В июне и в июле в Москве ведутся переговоры с литовским посольством. От имени Ивана IV их ведут доверенные лица — боярин В. М. Захарьин-Юрьев, оружничий А. И. Вяземский, печатник И. М. Висковатый и другие. Сначала русские представители требовали возвращения России обширных территорий, принадлежавших ей до монголо-татарского нашествия, включая Киев, Луцк, Ровно, Галич, Львов. Затем требования стали более умеренными: речь шла о возвращении Киева, Гомеля, Витебска Любеча. Литва же в свою очередь настаивала на возвращении ей Полоцка и Смоленска. Расходились взгляды и на судьбу Ливонии. Иван IV требовал передачи всей Ливонии, включая Ригу; Литва же соглашалась на передачу лишь той части ливонской территории, которая была фактически занята русскими войсками, и побуждала к совместным действиям против Швеции. Позиция русских представителей была поддержана и Земским собором, заседавшим с 28 июня по 2 июля. Но литовская сторона упорствовала, несмотря на ряд предложенных русскими уступок. В результате было решено завершить переговоры всего лишь соглашением о перемирии на десять лет, для чего в Литву отправилось посольство во главе с Ф. И. Колычевым-Умным и Г. И. Нагим. Посольство, однако, вернулось ни с чем, сетуя на перенесенное ими «бесчестие великое».
В этом же году был избран новый митрополит всея Руси. Им стал Федор Колычев.

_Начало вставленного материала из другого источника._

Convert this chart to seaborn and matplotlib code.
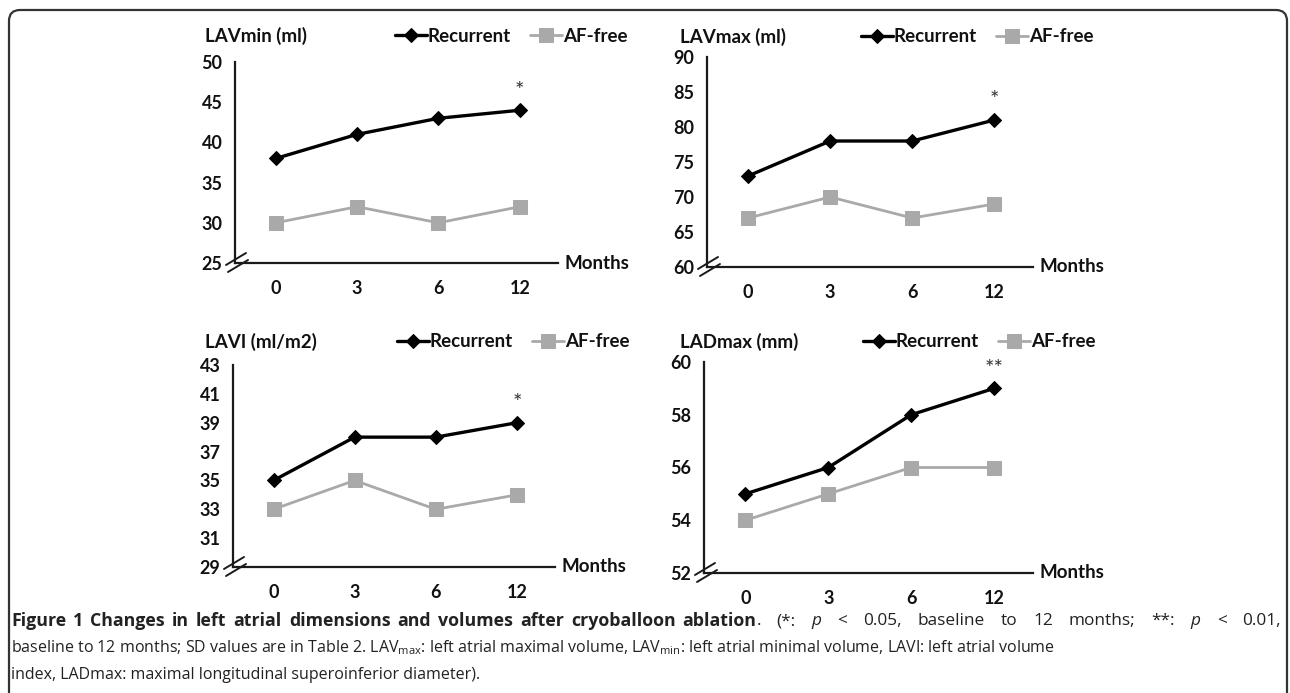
import numpy as np
import pandas as pd
import matplotlib
matplotlib.use("Agg")
import matplotlib.pyplot as plt
import seaborn as sns
from matplotlib.patches import FancyBboxPatch
from matplotlib.lines import Line2D
from matplotlib.transforms import IdentityTransform

months = ["0", "3", "6", "12"]

lavmin_rec = [38, 41, 43, 44]
lavmin_af = [30, 32, 30, 32]
lavmax_rec = [73, 78, 78, 81]
lavmax_af = [67, 70, 67, 69]
lavi_rec = [35, 38, 38, 39]
lavi_af = [33, 35, 33, 34]
ladmax_rec = [55, 56, 58, 59]
ladmax_af = [54, 55, 56, 56]

titles = ["LAVmin (ml)", "LAVmax (ml)", "LAVI (ml/m2)", "LADmax (mm)"]
stars = ["*", "*", "*", "**"]
ylims = [(25, 50), (60, 90), (29, 43), (52, 60)]
ysteps = [5, 5, 2, 2]

sns.set_style("white")
plt.rcParams["font.family"] = ["Lato", "DejaVu Sans"]
plt.rcParams["mathtext.fontset"] = "custom"
plt.rcParams["mathtext.rm"] = "Open Sans"
plt.rcParams["mathtext.it"] = "Open Sans:italic"
plt.rcParams["mathtext.bf"] = "Open Sans:bold"

W, H = 1290, 693
fig = plt.figure(figsize=(W / 100, H / 100), dpi=100)

# panel boxes in pixels: left, right, top, bottom
boxes = [(235, 558, 62, 263), (707, 1033, 57, 267), (233, 555, 365, 567), (704, 1033, 362, 573)]
title_pos = [(205, 36), (680, 37), (205, 342), (680, 342)]
legend_pos = [(395, 36), (861, 37), (397, 342), (863, 342)]

series = [(lavmin_rec, lavmin_af), (lavmax_rec, lavmax_af), (lavi_rec, lavi_af), (ladmax_rec, ladmax_af)]
tc = "#111111"
grey = "#a9a9a9"
fs = 13.5

for i, (rec, af) in enumerate(series):
    l, r, t, b = boxes[i]
    ax = fig.add_axes([l / W, 1 - b / H, (r - l) / W, (b - t) / H])
    pos = np.arange(len(months))
    df = pd.DataFrame({"pos": pos, "Recurrent": rec, "AF-free": af})
    sns.lineplot(data=df, x="pos", y="Recurrent", ax=ax, color="black", lw=2.4,
                 marker="D", markersize=7.5, markeredgecolor="black", label="Recurrent")
    sns.lineplot(data=df, x="pos", y="AF-free", ax=ax, color=grey, lw=2.0,
                 marker="s", markersize=10, markeredgecolor=grey, label="AF-free")
    ax.set_xlim(-0.5, 3.47)
    ax.set_ylim(*ylims[i])
    ax.set_yticks(np.arange(ylims[i][0], ylims[i][1] + 0.1, ysteps[i]))
    ax.set_xticks(pos)
    ax.set_xticklabels(months)
    ax.set_xlabel("")
    ax.set_ylabel("")
    for s in ["top", "right"]:
        ax.spines[s].set_visible(False)
    for s in ["left", "bottom"]:
        ax.spines[s].set_linewidth(1.6)
        ax.spines[s].set_color("#1a1a1a")
    ax.tick_params(axis="y", direction="in", length=4, width=1.2, pad=9,
                   labelsize=13, labelcolor=tc)
    ax.tick_params(axis="x", length=0, pad=12, labelsize=13, labelcolor=tc)
    for lab in ax.get_xticklabels() + ax.get_yticklabels():
        lab.set_fontweight("bold")
    ax.text(1.02, 0, "Months", transform=ax.transAxes, ha="left", va="center",
            fontsize=fs, fontweight="bold", color=tc)
    ax.annotate(stars[i], (3, rec[3]), xytext=(0, 7), textcoords="offset points",
                ha="center", va="bottom", fontsize=16, color="#333333")
    tx, ty = title_pos[i]
    fig.text(tx / W, 1 - ty / H, titles[i], ha="left", va="center", fontsize=fs,
             fontweight="bold", color=tc)
    lx, ly = legend_pos[i]
    leg = ax.legend(loc="center left", bbox_to_anchor=(lx / W, 1 - ly / H),
                    bbox_transform=fig.transFigure, ncol=2, frameon=False,
                    borderpad=0, borderaxespad=0, handlelength=1.7,
                    handletextpad=0.05, columnspacing=1.0,
                    prop={"weight": "bold", "size": fs})
    for txt in leg.get_texts():
        txt.set_color(tc)
    # axis break marks
    cx, cy = l, H - b
    for (x0, y0, x1, y1) in [(-9, -2, 11, 10), (-7, -9, 13, 3)]:
        fig.add_artist(Line2D([(cx + x0) / W, (cx + x1) / W], [(cy + y0) / H, (cy + y1) / H],
                              transform=fig.transFigure, color="#1a1a1a", lw=1.4))

# frame
frame = FancyBboxPatch((9, -30), 1278, 713, boxstyle="round,pad=0,rounding_size=11",
                       transform=IdentityTransform(), fill=False, edgecolor="#333333", lw=1.6)
fig.add_artist(frame)

# caption
renderer = fig.canvas.get_renderer()
cap_size = 11.5
cap_color = "#222222"


def put(s, x, y, weight, style, size):
    return fig.text(x / W, 1 - y / H, s, ha="left", va="center", fontsize=size,
                    family="Open Sans", fontweight=weight, fontstyle=style, color=cap_color)


# first caption line is justified: words placed one by one
bold_words = "Figure 1 Changes in left atrial dimensions and volumes after cryoballoon ablation".split()
words = [(w, "bold", "normal", False) for w in bold_words]
words += [(".", "normal", "normal", True), ("(*:", "normal", "normal", False),
          ("p", "normal", "italic", False), ("<", "normal", "normal", False),
          ("0.05,", "normal", "normal", False), ("baseline", "normal", "normal", False),
          ("to", "normal", "normal", False), ("12", "normal", "normal", False),
          ("months;", "normal", "normal", False), ("**:", "normal", "normal", False),
          ("p", "normal", "italic", False), ("<", "normal", "normal", False),
          ("0.01,", "normal", "normal", False)]
arts = []
for w, wt, st, att in words:
    t = put(w, 0, 621, wt, st, 12.8 if wt == "bold" else 12.4)
    wd = t.get_window_extent(renderer).width
    arts.append((t, wd, att, wt))
bold_gap = 7
total = sum(a[1] for a in arts)
nb = sum(1 for k, a in enumerate(arts) if k > 0 and not a[2] and a[3] == "bold")
nr = sum(1 for k, a in enumerate(arts) if k > 0 and not a[2] and a[3] != "bold")
reg_gap = (1281 - 11 - total - nb * bold_gap) / nr
x = 11
for k, (t, wd, att, wt) in enumerate(arts):
    if k > 0 and not att:
        x += bold_gap if wt == "bold" else reg_gap
    t.set_x(x / W)
    x += wd

put(r"baseline to 12 months; SD values are in Table 2. LAV$_{\mathrm{max}}$: left atrial maximal volume, "
    r"LAV$_{\mathrm{min}}$: left atrial minimal volume, LAVI: left atrial volume", 11, 648, "normal", "normal", cap_size)
put("index, LADmax: maximal longitudinal superoinferior diameter).", 11, 675, "normal", "normal", cap_size)

fig.savefig("out.png", dpi=100)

Он происходил из служилой фамилии: отец его принадлежал к новгородским детям боярским (мелким феодалам), сам Федор Степанович находился в молодые годы при великокняжеском дворе. Но в 1537 г. он бежит из Москвы (как полагают, в связи с арестом князя Андрея Старицкого, с которым были связаны родичи Федора). В 1538—1539 гг. он постригается в Соловецком монастыре, получив монашеское имя Филипп, а уже в конце 40-х гг. становится игуменом и проявляет себя необыкновенно деятельным и рачительным руководителем братии. Филипп уже при утверждении своей кандидатуры поставил условием, «чтобы князь и великий царь отставил опришнину». Грозный с неудовольствием потребовал, чтобы Филипп «в опришнину и в царьской домовой обиход не вступался». Тем не менее Филиппа убедили принять сан.